Enrico Dandolo did not conquer the Holy Land, the objective of the Fourth Crusade (1202–1204), but rather its Christian rival: Constantinople, the capital of the Byzantine Empire. With this single act, he laid the foundations for the Venetian colonial empire and sealed the irreversible division between Western and Eastern Christianity.

Enrico Dandolo did not conquer the Holy Land, the objective of the Fourth Crusade (1202–1204), but rather its Christian rival: Constantinople, the capital of the Byzantine Empire. With this single act, he laid the foundations for the Venetian colonial empire and sealed the irreversible division between Western and Eastern Christianity.

The Audacity of a Centenarian

Elected Doge in 1192, Dandolo was not just an old patriarch; he was a master of diplomacy and commerce. Despite his age and a mysterious blindness (some say caused by the Byzantines in an earlier altercation), his will and sharp intellect were unshakeable.

When the Crusaders arrived in Venice, they needed transport to carry their vast army to the East. The price was so exorbitant that they became indebted to the Republic. Dandolo saw his opportunity: not for the Pope, but for the Lion of Saint Mark.

The Contract of Fate

To illustrate the magnitude of the Crusader debt, we present the following figures:

· The Cost: Dandolo demanded that the Crusaders pay 85,000 marks of silver to transport 33,500 men and 4,500 horses. This figure was so astronomical that the Crusaders, upon arrival, could only muster around 51,000 marks.

· Financial Ruthlessness (or Cruelty): This unpayable debt gave Dandolo total control over the expedition’s fate. The “solution” he proposed—attacking Zara, a Christian city allied with the Pope—was a demonstration of his cold skill in subordinating faith to Venice’s commercial interests.

The Double Betrayal of the Faith

1. Zara (1202): The Crusaders’ first “installment” was to assault and sack the Christian city of Zara, a rival Venetian port on the Adriatic. An act that earned them the Pope’s excommunication.

2. Constantinople (1204): The masterstroke. Dandolo persuaded the Crusaders to march on Constantinople, justifying it with dynastic pretexts. However, the real goal was to eliminate Venice’s chief commercial competitor.

The blind Doge himself, well over ninety years old, placed himself at the front of the naval assault. It is said he was one of the first to disembark, inspiring the troops. The subsequent sack of Constantinople was an event of such profound devastation that the Byzantine Empire would never fully recover.

The Legacy: A Commercial Empire and a Tomb in the Heart of the Enemy

Dandolo’s triumph was the victory of Venice:

· The Republic gained control of strategic Greek islands and coasts (Albania, Ionian Islands), securing a commercial monopoly in the Eastern Mediterranean.
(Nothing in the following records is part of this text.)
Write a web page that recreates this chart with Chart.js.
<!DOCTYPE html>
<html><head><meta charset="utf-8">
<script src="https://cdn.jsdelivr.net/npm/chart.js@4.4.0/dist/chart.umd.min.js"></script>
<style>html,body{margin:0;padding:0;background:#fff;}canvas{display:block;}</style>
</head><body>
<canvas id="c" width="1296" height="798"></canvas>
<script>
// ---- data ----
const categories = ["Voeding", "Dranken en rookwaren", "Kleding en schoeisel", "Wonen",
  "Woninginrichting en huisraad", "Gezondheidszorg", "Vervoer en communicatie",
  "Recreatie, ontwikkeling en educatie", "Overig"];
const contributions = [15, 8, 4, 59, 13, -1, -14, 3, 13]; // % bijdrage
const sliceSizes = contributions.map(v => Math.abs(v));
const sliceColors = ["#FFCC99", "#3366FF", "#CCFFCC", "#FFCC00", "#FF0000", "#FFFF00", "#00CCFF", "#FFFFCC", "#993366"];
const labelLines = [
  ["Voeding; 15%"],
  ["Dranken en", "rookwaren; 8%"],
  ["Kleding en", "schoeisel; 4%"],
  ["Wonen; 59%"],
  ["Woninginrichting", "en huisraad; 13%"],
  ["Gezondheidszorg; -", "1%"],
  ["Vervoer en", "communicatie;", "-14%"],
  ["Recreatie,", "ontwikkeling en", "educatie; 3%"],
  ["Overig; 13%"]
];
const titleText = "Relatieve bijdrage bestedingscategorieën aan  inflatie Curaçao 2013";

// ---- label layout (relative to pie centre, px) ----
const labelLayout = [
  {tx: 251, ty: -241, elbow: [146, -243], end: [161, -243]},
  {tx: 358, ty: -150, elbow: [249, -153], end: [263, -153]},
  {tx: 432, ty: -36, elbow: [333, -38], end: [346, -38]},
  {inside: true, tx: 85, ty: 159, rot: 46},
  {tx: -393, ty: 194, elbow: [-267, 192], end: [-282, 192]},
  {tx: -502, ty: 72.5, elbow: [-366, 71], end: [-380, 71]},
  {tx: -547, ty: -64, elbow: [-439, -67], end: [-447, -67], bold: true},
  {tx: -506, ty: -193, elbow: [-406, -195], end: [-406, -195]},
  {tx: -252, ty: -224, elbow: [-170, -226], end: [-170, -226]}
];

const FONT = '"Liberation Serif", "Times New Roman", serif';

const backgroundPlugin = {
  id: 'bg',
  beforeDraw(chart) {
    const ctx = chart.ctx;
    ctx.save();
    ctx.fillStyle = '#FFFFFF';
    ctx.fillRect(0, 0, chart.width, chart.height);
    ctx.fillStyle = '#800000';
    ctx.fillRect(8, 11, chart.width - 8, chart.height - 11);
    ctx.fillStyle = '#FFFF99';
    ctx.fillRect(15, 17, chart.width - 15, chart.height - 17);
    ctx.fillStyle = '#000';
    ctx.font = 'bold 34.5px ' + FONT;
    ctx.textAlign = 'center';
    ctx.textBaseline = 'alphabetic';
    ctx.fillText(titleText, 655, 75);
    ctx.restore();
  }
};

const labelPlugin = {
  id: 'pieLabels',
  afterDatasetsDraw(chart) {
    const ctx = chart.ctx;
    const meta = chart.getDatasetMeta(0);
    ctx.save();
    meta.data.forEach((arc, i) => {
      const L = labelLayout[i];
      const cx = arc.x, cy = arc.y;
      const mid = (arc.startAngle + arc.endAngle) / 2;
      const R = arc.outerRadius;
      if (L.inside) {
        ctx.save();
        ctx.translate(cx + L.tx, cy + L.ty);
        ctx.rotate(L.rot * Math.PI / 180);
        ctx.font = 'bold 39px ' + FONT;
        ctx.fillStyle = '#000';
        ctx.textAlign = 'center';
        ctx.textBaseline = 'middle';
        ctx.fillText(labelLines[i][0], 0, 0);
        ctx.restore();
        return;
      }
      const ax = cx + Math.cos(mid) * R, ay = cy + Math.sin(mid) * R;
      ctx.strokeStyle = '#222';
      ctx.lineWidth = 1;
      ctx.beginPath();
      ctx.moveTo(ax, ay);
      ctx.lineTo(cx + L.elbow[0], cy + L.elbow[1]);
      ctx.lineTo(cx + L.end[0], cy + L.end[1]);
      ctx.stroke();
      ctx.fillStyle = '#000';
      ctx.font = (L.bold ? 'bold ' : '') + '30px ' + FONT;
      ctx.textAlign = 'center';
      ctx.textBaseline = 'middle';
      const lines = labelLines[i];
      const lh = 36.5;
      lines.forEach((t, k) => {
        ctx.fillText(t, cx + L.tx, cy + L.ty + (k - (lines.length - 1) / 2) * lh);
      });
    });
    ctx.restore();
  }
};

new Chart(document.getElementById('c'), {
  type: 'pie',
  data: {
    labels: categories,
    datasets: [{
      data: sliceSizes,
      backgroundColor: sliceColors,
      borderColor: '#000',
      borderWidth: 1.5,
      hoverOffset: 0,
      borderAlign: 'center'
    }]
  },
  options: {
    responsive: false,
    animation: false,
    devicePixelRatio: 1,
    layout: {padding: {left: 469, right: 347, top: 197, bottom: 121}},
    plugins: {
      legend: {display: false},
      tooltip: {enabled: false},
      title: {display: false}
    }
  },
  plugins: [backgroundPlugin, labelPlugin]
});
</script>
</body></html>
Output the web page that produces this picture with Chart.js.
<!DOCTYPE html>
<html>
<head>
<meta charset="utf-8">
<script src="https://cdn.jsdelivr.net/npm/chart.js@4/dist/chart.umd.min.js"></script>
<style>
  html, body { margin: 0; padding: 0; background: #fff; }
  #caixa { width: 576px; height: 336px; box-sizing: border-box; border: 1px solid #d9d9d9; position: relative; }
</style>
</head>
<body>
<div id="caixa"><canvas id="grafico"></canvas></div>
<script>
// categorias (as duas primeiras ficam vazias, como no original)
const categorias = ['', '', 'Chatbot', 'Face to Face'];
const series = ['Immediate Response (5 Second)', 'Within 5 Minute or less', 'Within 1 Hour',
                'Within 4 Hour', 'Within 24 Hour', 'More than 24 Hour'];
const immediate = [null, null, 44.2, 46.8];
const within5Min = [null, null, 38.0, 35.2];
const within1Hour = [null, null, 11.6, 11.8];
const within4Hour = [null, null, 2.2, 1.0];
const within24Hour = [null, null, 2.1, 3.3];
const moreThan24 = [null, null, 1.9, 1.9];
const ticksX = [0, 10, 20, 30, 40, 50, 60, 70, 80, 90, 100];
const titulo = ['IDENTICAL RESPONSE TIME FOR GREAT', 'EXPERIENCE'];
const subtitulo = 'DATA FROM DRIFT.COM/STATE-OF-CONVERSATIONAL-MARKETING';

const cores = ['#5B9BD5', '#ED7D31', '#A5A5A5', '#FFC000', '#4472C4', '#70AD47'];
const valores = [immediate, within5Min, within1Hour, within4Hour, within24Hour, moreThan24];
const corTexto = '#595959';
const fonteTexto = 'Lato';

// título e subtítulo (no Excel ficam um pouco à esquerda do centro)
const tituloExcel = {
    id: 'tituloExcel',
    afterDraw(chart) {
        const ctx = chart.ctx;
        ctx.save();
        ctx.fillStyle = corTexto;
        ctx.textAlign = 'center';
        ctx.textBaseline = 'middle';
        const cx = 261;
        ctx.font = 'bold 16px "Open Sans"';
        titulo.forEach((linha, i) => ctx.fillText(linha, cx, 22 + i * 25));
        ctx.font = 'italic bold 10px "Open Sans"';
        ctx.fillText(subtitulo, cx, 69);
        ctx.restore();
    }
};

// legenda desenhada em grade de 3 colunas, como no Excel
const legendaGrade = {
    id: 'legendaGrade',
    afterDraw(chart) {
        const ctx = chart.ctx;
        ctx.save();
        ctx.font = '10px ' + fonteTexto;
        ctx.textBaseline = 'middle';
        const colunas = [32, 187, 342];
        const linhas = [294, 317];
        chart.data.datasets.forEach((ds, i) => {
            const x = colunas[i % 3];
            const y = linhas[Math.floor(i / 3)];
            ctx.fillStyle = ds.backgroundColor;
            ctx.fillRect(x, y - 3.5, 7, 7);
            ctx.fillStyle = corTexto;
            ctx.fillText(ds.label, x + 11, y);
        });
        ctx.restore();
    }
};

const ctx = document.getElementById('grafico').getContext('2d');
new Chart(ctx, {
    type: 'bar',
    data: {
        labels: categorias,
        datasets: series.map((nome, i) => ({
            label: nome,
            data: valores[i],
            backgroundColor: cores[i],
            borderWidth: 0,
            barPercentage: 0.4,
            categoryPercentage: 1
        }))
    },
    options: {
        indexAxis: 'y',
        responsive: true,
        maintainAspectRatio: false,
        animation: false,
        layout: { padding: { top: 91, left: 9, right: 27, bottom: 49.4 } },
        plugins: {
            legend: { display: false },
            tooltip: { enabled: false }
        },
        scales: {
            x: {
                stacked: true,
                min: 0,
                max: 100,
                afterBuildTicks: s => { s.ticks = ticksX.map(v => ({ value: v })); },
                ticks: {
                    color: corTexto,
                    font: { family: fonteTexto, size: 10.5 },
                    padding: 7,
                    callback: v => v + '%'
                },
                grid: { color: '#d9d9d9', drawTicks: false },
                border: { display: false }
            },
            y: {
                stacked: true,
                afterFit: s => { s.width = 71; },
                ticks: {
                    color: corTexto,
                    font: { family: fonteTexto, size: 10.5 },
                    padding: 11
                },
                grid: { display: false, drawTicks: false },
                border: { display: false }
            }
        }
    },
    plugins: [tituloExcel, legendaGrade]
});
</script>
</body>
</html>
· Venice had transformed from a city-state into a colonial empire.

The Mystery of the Tomb in Hagia Sophia

Following his conquest, Enrico Dandolo died in 1205, at the age of nearly one hundred, in the city he had destroyed.

He was buried in the most sacred site of Orthodoxy: the basilica of Hagia Sophia, which at the time served as the Catholic church of the newly founded Latin Empire.

Today, if you visit the imposing structure, you can find his cenotaph (a commemorative monument) in the upper gallery. This marble slab is the only physical reminder at the site of his final resting place.

Although his original tomb was destroyed after the Ottoman conquest of 1453—believed to have been destroyed by order of Sultan Mehmed the Conqueror—Dandolo’s remains are thought to remain interred beneath the floor of Hagia Sophia. It is an ironic end: the blind conqueror of Venice rests forever in the heart of the civilization he was dedicated to dismantling.

Conclusion

Enrico Dandolo is an example of how ambition, rather than piety, shaped medieval history. He used the Crusaders’ faith to found his city’s most enduring empire. The blind Doge never reached Jerusalem, but by conquering Constantinople, he ensured that the “Lion of Saint Mark” roared across the Mediterranean for centuries.